• _Your task_
Without the pictures, output the lines of the material from the very first through the one that holds "import pandas as pd".

- - -

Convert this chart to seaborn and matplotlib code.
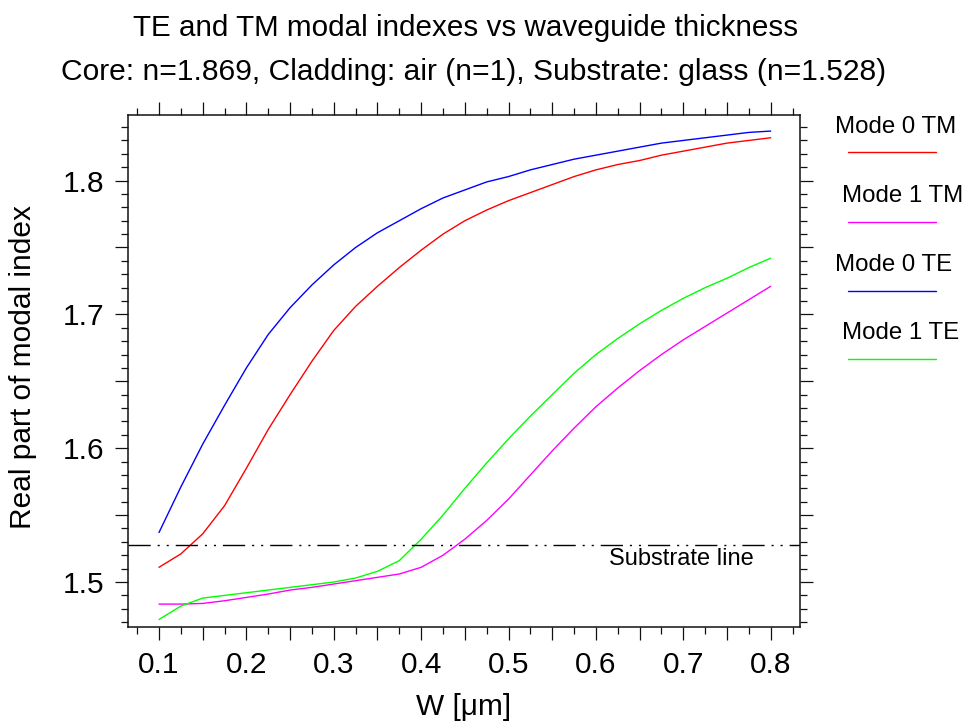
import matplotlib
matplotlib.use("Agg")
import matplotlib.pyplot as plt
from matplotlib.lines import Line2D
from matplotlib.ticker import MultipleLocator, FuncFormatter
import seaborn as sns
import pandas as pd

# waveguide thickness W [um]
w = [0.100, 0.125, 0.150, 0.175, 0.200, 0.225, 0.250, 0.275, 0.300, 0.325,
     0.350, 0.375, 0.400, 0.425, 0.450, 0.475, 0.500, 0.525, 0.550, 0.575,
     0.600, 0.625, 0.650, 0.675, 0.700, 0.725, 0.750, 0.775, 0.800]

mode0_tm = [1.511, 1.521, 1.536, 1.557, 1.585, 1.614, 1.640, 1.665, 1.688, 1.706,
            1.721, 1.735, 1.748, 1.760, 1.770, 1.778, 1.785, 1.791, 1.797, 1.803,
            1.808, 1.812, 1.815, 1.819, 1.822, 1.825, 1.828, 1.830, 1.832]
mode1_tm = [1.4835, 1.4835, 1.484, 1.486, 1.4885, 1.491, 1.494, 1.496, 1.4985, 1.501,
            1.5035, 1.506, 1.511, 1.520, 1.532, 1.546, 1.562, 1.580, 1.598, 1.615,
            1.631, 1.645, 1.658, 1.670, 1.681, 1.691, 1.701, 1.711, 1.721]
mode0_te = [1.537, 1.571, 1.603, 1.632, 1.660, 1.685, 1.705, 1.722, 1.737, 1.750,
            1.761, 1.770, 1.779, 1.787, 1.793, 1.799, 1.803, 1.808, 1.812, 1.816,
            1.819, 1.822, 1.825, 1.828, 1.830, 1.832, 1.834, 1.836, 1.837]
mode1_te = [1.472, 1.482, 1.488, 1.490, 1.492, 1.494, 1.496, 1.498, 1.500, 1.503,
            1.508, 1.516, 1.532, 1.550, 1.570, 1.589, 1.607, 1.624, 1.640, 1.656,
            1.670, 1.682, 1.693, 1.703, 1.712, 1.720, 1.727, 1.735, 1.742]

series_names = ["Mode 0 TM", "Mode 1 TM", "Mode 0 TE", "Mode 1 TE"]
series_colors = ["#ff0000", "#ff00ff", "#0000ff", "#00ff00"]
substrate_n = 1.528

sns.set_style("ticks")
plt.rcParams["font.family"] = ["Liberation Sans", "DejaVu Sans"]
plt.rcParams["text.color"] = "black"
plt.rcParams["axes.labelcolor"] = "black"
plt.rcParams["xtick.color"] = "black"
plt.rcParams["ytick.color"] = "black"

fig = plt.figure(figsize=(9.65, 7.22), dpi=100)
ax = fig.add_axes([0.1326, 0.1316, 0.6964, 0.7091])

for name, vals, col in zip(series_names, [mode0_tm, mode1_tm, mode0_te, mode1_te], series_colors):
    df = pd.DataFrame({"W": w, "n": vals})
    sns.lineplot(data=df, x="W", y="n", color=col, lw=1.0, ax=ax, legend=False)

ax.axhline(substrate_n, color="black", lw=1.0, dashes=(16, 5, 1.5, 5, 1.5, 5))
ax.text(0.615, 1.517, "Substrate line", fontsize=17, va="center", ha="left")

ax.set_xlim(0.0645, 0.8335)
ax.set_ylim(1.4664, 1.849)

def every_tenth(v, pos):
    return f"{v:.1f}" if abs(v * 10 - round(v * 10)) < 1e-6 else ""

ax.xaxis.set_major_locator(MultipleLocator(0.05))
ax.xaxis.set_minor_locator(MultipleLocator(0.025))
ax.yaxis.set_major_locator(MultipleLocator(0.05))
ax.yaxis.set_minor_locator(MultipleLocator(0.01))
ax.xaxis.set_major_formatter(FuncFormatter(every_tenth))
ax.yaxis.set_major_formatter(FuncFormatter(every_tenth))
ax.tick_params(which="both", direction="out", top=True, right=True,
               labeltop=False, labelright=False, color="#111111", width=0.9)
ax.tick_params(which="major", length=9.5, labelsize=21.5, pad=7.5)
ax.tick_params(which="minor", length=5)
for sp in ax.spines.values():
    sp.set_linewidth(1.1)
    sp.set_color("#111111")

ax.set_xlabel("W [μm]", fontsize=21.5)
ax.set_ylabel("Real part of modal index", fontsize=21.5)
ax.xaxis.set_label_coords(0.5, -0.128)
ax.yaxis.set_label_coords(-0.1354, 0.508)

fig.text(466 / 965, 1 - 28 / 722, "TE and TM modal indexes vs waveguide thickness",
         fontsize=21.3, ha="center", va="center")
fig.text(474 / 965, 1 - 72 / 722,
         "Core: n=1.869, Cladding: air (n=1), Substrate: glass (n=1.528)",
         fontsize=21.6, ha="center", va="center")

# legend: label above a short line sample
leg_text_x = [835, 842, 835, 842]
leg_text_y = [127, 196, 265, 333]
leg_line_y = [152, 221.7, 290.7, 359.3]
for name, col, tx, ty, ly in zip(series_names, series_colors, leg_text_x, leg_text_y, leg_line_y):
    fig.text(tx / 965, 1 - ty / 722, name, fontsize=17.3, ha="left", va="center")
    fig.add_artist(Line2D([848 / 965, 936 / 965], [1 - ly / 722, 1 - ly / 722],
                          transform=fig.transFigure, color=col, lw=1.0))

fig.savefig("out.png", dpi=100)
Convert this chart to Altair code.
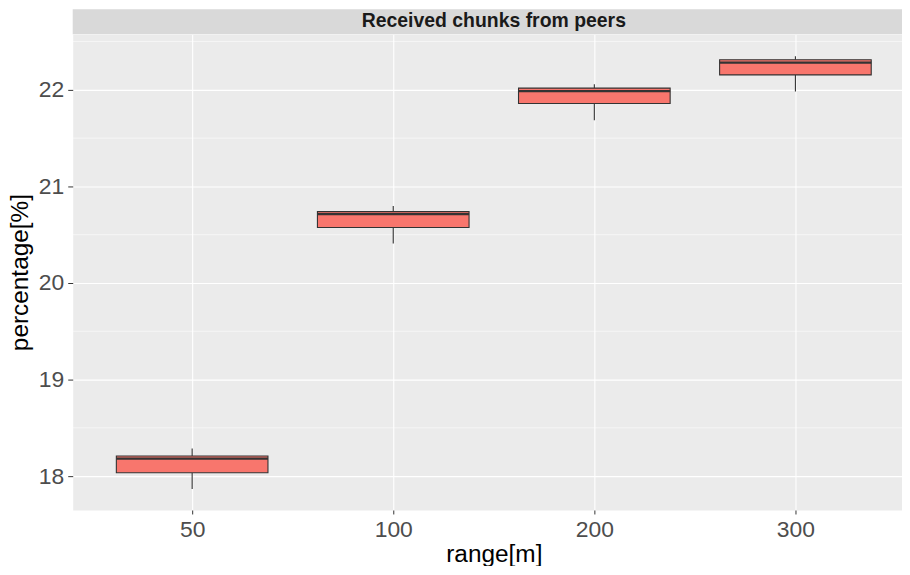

- - -

• _Task response_
Convert this chart to seaborn and matplotlib code.
import matplotlib
matplotlib.use("Agg")
import matplotlib.pyplot as plt
from matplotlib.lines import Line2D
from matplotlib.ticker import MultipleLocator, FuncFormatter
import seaborn as sns
import pandas as pd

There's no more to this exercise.